- Episode no.: Season 5 Episode 13
- Directed by: Rob Schrab
- Written by: Ryan Ridley
- Production code: 511
- Original air date: April 17, 2014

Guest appearances
- Jonathan Banks as Professor Buzz Hickey; John Oliver as Dr Ian Duncan; Chris Elliott as Dean Russell Borchert; B. J. Novak as “Mr. Egypt“; Jared Fogle as himself; Brady Novak as Richie; Amber Tamblyn as “Thought Jacker” co-star (uncredited); Questlove as “Celebrity Beat Off” Host (uncredited);

Episode chronology
| ← Previous "Basic Story" | Next → "Ladders" |
- Community season 5

= Basic Sandwich =

"Basic Sandwich" is the thirteenth episode and the season finale of the fifth season of Community, and the 97th episode overall in the series. It originally aired on April 17, 2014 on NBC. The episode was written by Ryan Ridley, making this his series writing debut, and it was directed by Rob Schrab. The episode is the second half of a two-part season finale with "Basic Story", which aired the previous week. The episode briefly served as the series finale after Community was canceled on May 9, 2014, but on June 30, 2014, Yahoo commissioned the series' sixth and final season to be streamed online on Yahoo Screen. This is the last episode to be broadcast on NBC.

This is also the last episode of the series to feature John Oliver as Ian Duncan (who had a recurring role during seasons 1, 2 and 5) and Jonathan Banks as Buzz Hickey (who had a recurring role during season 5).

==Plot==
In a group meeting to save Greendale, Dean Pelton (Jim Rash) tells Jeff (Joel McHale) and Britta (Gillian Jacobs) about Russell Borchert (Chris Elliott), the wealthy inventor who founded Greendale. Borchert was developing a computer to process human emotion but eventually disappeared with his fortune. Annie (Alison Brie) explains that Borchert's computer lab was sealed away decades ago. Blueprints reveal a hidden level under the teachers' lounge, and they go there to search. However, when Dr Duncan (John Oliver) accidentally shocks himself, Jeff demands they stop. He announces his engagement to Britta; the others protest their decision. Suddenly, Abed (Danny Pudi) discovers a trapdoor.

Chang (Ken Jeong) leads Carl (Jeremy Scott Jones) and Richie (Brady Novak), two school board members, to the lounge, where they find Shirley (Yvette Nicole Brown), Professor Hickey (Jonathan Banks), and Duncan. The others, having entered the trapdoor, search for Borchert's lab.

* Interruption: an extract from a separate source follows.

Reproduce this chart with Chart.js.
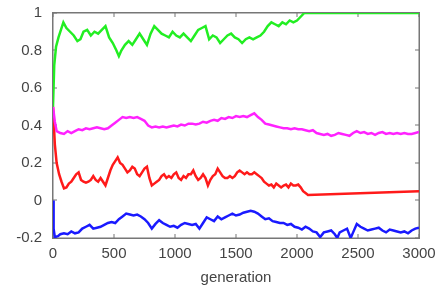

Annie wonders if Greendale is still worth saving. Sensing the true reason for her distress, Abed explains Jeff and Britta's engagement is a crutch to cope with uncertainty. Abed notices a suspicious jukebox, which reveals a secret door. They find Borchert's lab and his gold-lined machine, as well as Borchert himself.

Chang, Carl, and Richie unsuccessfully interrogate Shirley and Hickey until a Subway employee reports they found the trapdoor. In the lab, Borchert is fiercely protective of his computer, named "Raquel", but offers them his leftover money when he realizes their motives. Chang, Richie, and Carl suddenly arrive and take the money. Richie uses a magnet to damage Raquel's hard drive, which controls the lab. The trio escapes before the door closes, trapping the others.

Borchert realizes Raquel's emotional circuitry still works. He mentions how he founded Greendale, which prompts Jeff to find documents proving it. Borchert theorizes that an intense burst of emotion could restart Raquel. Jeff volunteers and tells everyone to turn around as he hooks himself up to the machine. He contemplates the Dean, Britta, and Abed, but nothing happens until he looks at Annie. Raquel quickly powers up, and the door opens. (Note: Dan Harmon later clarified that this was specifically due to Annie, not a cumulative effect from the group as a whole:

Clearly, he loves Annie. I mean — no, it's not just because he looked at everybody. I think you know it's Annie. I'll be direct about that. He looked at her, and his heart opened the door.
)

Richie and Carl prepare to sign Greendale over to Subway. The group stops the proceedings and presents documents granting Borchert consultation rights on Greendale's endeavors. The Subway rep (James Michael Connor) cancels the deal. As the school celebrates, Jeff and Britta call off their engagement, and Abed muses about next year. Afterwards, the Save Greendale Committee holds a final meeting to commemorate their accomplishment.

The end-tag is a fictional NBC programming promo featuring characters from fictional new programs.

==Reception==
===Critical reception===

The season finale garnered positive reviews from critics.

===Ratings===
Upon airing, the episode was watched by 2.87 million American viewers, receiving a 1.0/4 in the 18-49 rating/share.